AAPOR report on polling problems in 2020.

 Several proposed explanations can be ruled out as primary sources of polling error in 2020. Our analyses suggest the following. 

  •  Polling error was not caused by late-deciding voters voting for Republican candidates. More voters voted prior to Election Day in 2020 than ever before and the number of undecided voters was relatively small. Only 4% of poll respondents, on average, gave a response other than “Biden” or “Trump” when asked by state-level presidential polls conducted in the final two weeks. Unlike in 2016, respondents deciding in the last week were as likely to support Biden as Trump, according to the National Election Pool exit polls.  
  • Polling error was not caused by a failure to weight by education. A suspected factor in 2016 polling error was the failure to weight by education (Kennedy et al. 2016). In the final two weeks of the 2020 election, 317 state-level presidential polls (representing 72% of all polls conducted during this period) provided information on the statistical adjustments accounting for coverage and nonresponse issues; of these 317 polls, 92% accounted for education level in the final results. 
  • Polling error was not primarily caused by incorrect assumptions about the composition of the electorate in terms of age, race, ethnicity, gender, or education level. There is no evidence that polling error was caused by the underrepresentation or overrepresentation of particular demographics. Reweighting survey data to match the actual outcome reveals only minor changes to demographic-based weights. 
  • Polling error was not primarily caused by respondents’ reluctance to tell interviewers they supported Trump. 7 The overstatement of Democratic support occurred regardless of mode and the overstatement of Democratic support was larger in races that did not involve Trump (i.e., senatorial and gubernatorial contests). 
  • Polling error cannot be explained by error in estimating whether Democratic and Republican respondents voted.
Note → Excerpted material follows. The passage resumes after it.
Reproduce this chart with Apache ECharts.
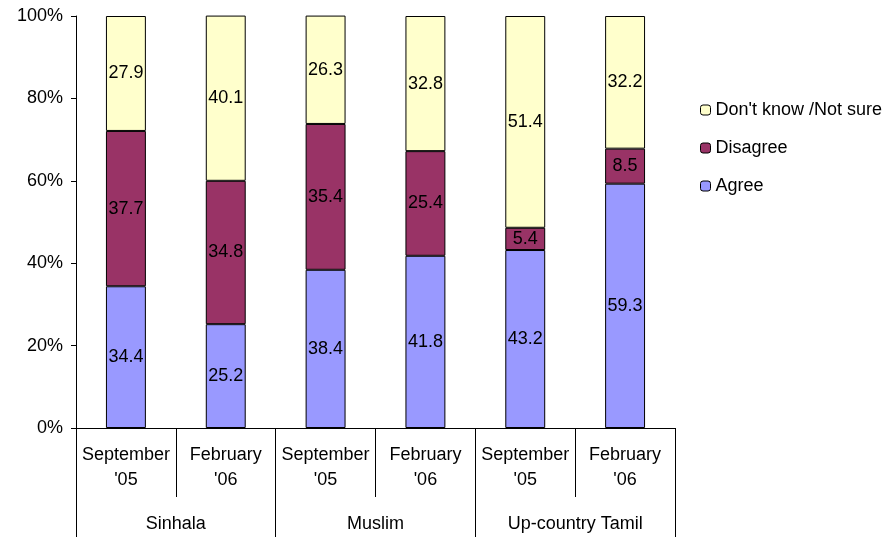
<!DOCTYPE html>
<html><head><meta charset="utf-8">
<script src="https://cdn.jsdelivr.net/npm/echarts@6/dist/echarts.min.js"></script>
<style>html,body{margin:0;padding:0;background:#fff}#c{width:895px;height:537px}</style>
</head><body><div id="c"></div>
<script>
const periods = ["September\n'05","February\n'06","September\n'05","February\n'06","September\n'05","February\n'06"];
const groups = ["Sinhala","Muslim","Up-country Tamil"];
const agree = [34.4,25.2,38.4,41.8,43.2,59.3];
const disagree = [37.7,34.8,35.4,25.4,5.4,8.5];
const dontKnow = [27.9,40.1,26.3,32.8,51.4,32.2];
const yTicks = [0,20,40,60,80,100];

const font = 'Liberation Sans, Arial, sans-serif';
const fs = 18;
const chart = echarts.init(document.getElementById('c'), null, {renderer:'canvas'});
const lbl = {show:true, position:'inside', color:'#000', fontSize:fs, fontFamily:font, formatter:p=>p.value.toFixed(1)};
const mk = (name, data, color) => ({
  name, type:'bar', stack:'s', data, barWidth:'40%', label:lbl,
  itemStyle:{color, borderColor:'#000', borderWidth:1}, animation:false
});
chart.setOption({
  animation:false,
  textStyle:{fontFamily:font},
  grid:{left:76, right:220, top:16, bottom:109, containLabel:false},
  legend:{
    orient:'vertical', left:695, top:96, itemWidth:10, itemHeight:10, itemGap:20,
    data:["Don't know /Not sure","Disagree","Agree"],
    textStyle:{fontSize:fs, color:'#000', fontFamily:font},
    itemStyle:{borderColor:'#000', borderWidth:1}
  },
  xAxis:[
    {type:'category', data:periods, position:'bottom', boundaryGap:true,
     axisLine:{show:true, lineStyle:{color:'#000', width:1}},
     axisTick:{show:true, length:69, alignWithLabel:false, lineStyle:{color:'#000'}},
     axisLabel:{interval:0, margin:15, fontSize:fs, lineHeight:25, color:'#000', fontFamily:font}},
    {type:'category', data:groups, position:'bottom', boundaryGap:true, gridIndex:0,
     axisLine:{show:false},
     axisTick:{show:true, length:109, alignWithLabel:false, lineStyle:{color:'#000'}},
     axisLabel:{interval:0, margin:86, fontSize:fs, lineHeight:20, color:'#000', fontFamily:font}}
  ],
  yAxis:{type:'value', min:0, max:100, interval:20,
    axisLine:{show:true, lineStyle:{color:'#000'}},
    axisTick:{show:true, length:5, lineStyle:{color:'#000'}},
    splitLine:{show:false},
    axisLabel:{formatter:v=>yTicks.includes(v)?v+'%':'', fontSize:fs, color:'#000', fontFamily:font, margin:13}},
  series:[
    mk('Agree', agree, '#9999FF'),
    mk('Disagree', disagree, '#993366'),
    mk("Don't know /Not sure", dontKnow, '#FFFFCC')
  ]
});
</script></body></html>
Trump supporters and Biden supporters were equally likely to vote after saying they would. This conclusion is based on validating the vote of registration-based samples shared with the Task Force by some AAPOR Transparency Initiative members. 
  • Polling error was not caused by the polls having too few Election Day voters or too many early voters. Among the 23 state-level presidential polls conducted in the final two weeks that reported how respondents said they would vote, the proportion of Election Day voters closely matched the percentage of certified votes cast on Election Day

The report reaches no definitive conclusions on what went wrong, but offers some plausible hypotheses:
  • At least some of the polling error in 2020 was caused by unit nonresponse. The overstatement of Democratic support could be attributed to unit nonresponse in several ways: between-party nonresponse, that is, too many Democrats and too few Republicans responding to the polls; within-party nonresponse, that is, differences in the Republicans and Democrats who did and did not respond to polls; or issues related to new voters and unaffiliated voters in terms of size (too many or too few) or representativeness (for example, were the new voters who responded to polls more likely to support Biden than new voters who did not respond to the polls?). Any of these unit nonresponse factors could have contributed to the observed polling error. Without knowing how nonrespondents compare to respondents we cannot conclusively identify the primary source of polling error.
  •  Factors that worked well in correcting for nonresponse in previous elections (including demographic composition, partisanship, or 2016 vote) did not render accurate vote estimates for the 2020 election. Poll data provided by some AAPOR Transparency Initiative members were reweighted to match the 2020 certified outcome. It was necessary to increase the percentage of Republicans (or 2016 Trump voters) and decrease the percentage of Democrats (or 2016 Clinton supporters) in the outcome-reweighted sample. In contrast, there are only slight differences between the originally weighted poll data and the outcome-reweighted data in terms of standard demographic categories.
  •  Weighting to a reasonable target for partisanship and past 2016 vote does not fully correct the polling error. Reweighting the polls to reproduce the 2020 outcome requires a much larger margin for Trump in 2016 than actually occurred among respondents who report voting in 2016. The larger 2016 margin for Trump among those who reported voting for Trump in 2016 could be caused by the following: an issue with the weighting targets, i.e., the implied vote share among 2016 voters who voted in 2020 was different from the 2016 actual outcome; or differences in opinion within groups that responded, e.g., the 2016 Trump supporters who responded to polls were more likely to vote for Democrats than those who did not. It is impossible to know which caused the larger 2016 margin.
  •  It is possible that 2020 pre-election polls were not successful in correctly accounting for new voters who participated in the 2020 election. There were many new voters in 2020 and it is unclear whether the proportion of new voters in the polls matched the proportion of actual new voters. It is also unclear whether the new voters who responded to polls had similar opinions to those who did not respond. Given the relative proportion and self-reported voting behavior of these new voters in the data available to the Task Force, this group of voters pushed the overall polling margins in the Democratic direction. Error in polling this group could have produced the observed polling error.